I wasn’t always known as Bryan. For the longest time, I went by my legal name, Chenghui. Bryan is an Irish name denoting “strength and integrity.” I wanted to embrace what the name represented, but first, I needed to cut strings from Chenghui. The identity of Chenghui was formed through the expectations of others, whether parents or peers. I wanted to be freed from such expectations. I was excited to see this part of my story reflected in the short story “We Are Stardust” by Alechia Dow. The character Dione describes how she “chose Dione for myself. And when I became Dione, I decided to be something else” (Carpenter 228). Choosing to become Bryan also helped me decide to be something different than who I had been before.

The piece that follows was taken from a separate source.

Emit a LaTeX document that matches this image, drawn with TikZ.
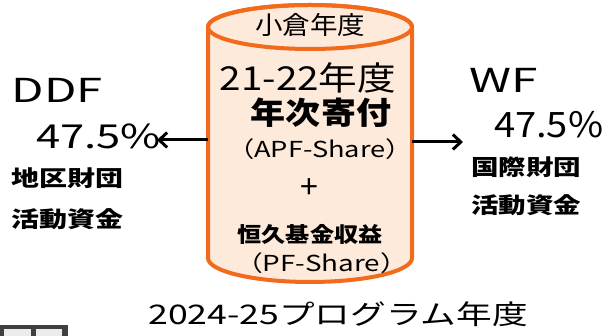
\documentclass[tikz,border=0pt]{standalone}
\usepackage{fontspec}
\usetikzlibrary{arrows.meta}
\setmainfont{Noto Sans CJK JP}
\newfontfamily\jp{Noto Sans CJK JP}
\definecolor{cylfill}{HTML}{FDEADA}
\definecolor{cylline}{HTML}{F26A1B}
\definecolor{icongray}{HTML}{404040}
\begin{document}
\begin{tikzpicture}[x=1pt,y=1pt,
  txt/.style={inner sep=0pt, outer sep=0pt},
  lbl/.style={txt, font=\jp\fontsize{#1}{#1}\selectfont},
  blbl/.style={txt, font=\jp\bfseries\fontsize{#1}{#1}\selectfont},
  conn/.style={draw=black, line width=3pt, -{Straight Barb[length=8pt,width=15pt,line width=3pt]}}]
\useasboundingbox (0,0) rectangle (613,336);
% cylinder
\path[fill=cylfill, draw=cylline, line width=4pt]
  (208,309) -- (208,78) arc[start angle=180, end angle=360, x radius=102, y radius=24]
  -- (412,309) arc[start angle=0, end angle=180, x radius=102, y radius=22] -- cycle;
\draw[cylline, line width=4pt] (310,309) ellipse[x radius=102, y radius=22];
\coordinate (cylL) at (208,196);
\coordinate (cylR) at (412,194);
% cylinder texts
\node[lbl=25, xscale=1.1] (kokura) at (310,311) {小倉年度};
\node[lbl=33, xscale=1.17] (year) at (308,258) {21-22年度};
\node[blbl=31, xscale=1.13] (annual) at (321,223) {年次寄付};
\node[lbl=22, xscale=1.24] (apf) at (320,187) {（APF-Share）};
\node[lbl=32] (plus) at (309,147) {+};
\node[blbl=21, xscale=1.15] (perm) at (310,102) {恒久基金収益};
\node[lbl=22, xscale=1.265] (pf) at (321.5,73) {（PF-Share）};
% left
\node[lbl=33, xscale=1.43, anchor=west] (ddf) at (12,246) {DDF};
\node[lbl=33, xscale=1.32, anchor=west] (ddfpct) at (36,200) {47.5\%};
\node[blbl=22, xscale=1.27, anchor=west] (ddf1) at (12,158) {地区財団};
\node[blbl=22, xscale=1.27, anchor=west] (ddf2) at (12,117) {活動資金};
% right
\node[lbl=33, xscale=1.45, anchor=west] (wf) at (469,256) {WF};
\node[lbl=35, xscale=1.09, anchor=west] (wfpct) at (494,211) {47.5\%};
\node[blbl=22, xscale=1.25, anchor=west] (wf1) at (471,169) {国際財団};
\node[blbl=22, xscale=1.25, anchor=west] (wf2) at (471,131) {活動資金};
% arrows
\coordinate (ddfend) at (157,196);
\coordinate (wfend) at (463,194);
\draw[conn] (cylL) -- (ddfend);
\draw[conn] (cylR) -- (wfend);
% bottom
\node[lbl=27, xscale=1.32] (prog) at (338,21.5) {2024-25プログラム年度};
% icon fragment
\fill[icongray] (0,0) rectangle (68,11);
\fill[white!85!gray] (4,0) rectangle (31,7);
\fill[white!85!gray] (36,0) rectangle (62,7);
\end{tikzpicture}
\end{document}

I was still struggling, but I had support. There were times when I self-harmed, but the counselor who helped me onto this path was always there for me. Even though I changed, it never satisfied Hawk. But I was no longer the codependent person I once was, and I chose to let him go. I once promised him, “If there is a day we have to go our separate ways, I will accept it.” It was a corny promise, but I adored him and would’ve done anything for him. It’s thanks to him that I am who I am today. If our paths hadn’t crossed that day in October of 2021, that chapter of my life wouldn’t have started. So, thank you, Hawk, for everything you’ve done for me, and once again, goodbye.
My mental health journey is still a rollercoaster, and there have been some setbacks along the way, but writing in August of 2024, I can’t help but marvel at how far I’ve come since August of 2021. My story isn’t finished yet; many more chapters await writing. There once was a storm, one that was difficult to calm. Yet it did calm, and it passed. I am who I am today because of this storm, and I want to remind other young people that no matter how dark your storm seems, your story is not yet finished either. Even as a young person, you are not as powerless as you may think; your story can create a world where mental health can be talked about without shame or guilt. Even if you are hesitant to tell your story, your actions also matter. Through efforts like volunteering, you can bring a smile to your peers. Just like how Clerval supported Frankenstein in all his pain, you can be the support that someone may need. Even a name change can help start a new chapter in your story. I know I’ve been mixing my metaphors throughout this essay, talking about storms and rollercoasters–but it’s my story, and I get to tell it how I felt it. Remember that you can tell your story, too, and it might just be what someone needs for their mental health rollercoaster to become a smoother ride.
Works Cited
Carpenter, Nora Shalaway, and Rocky Callen, editors. Ab(solutely) Normal: Short Stories That Smash Mental Health Stereotypes. Candlewick Press, 2023.
Shelley, Mary. Frankenstein: The 1818 Text. Penguin Books, 2018.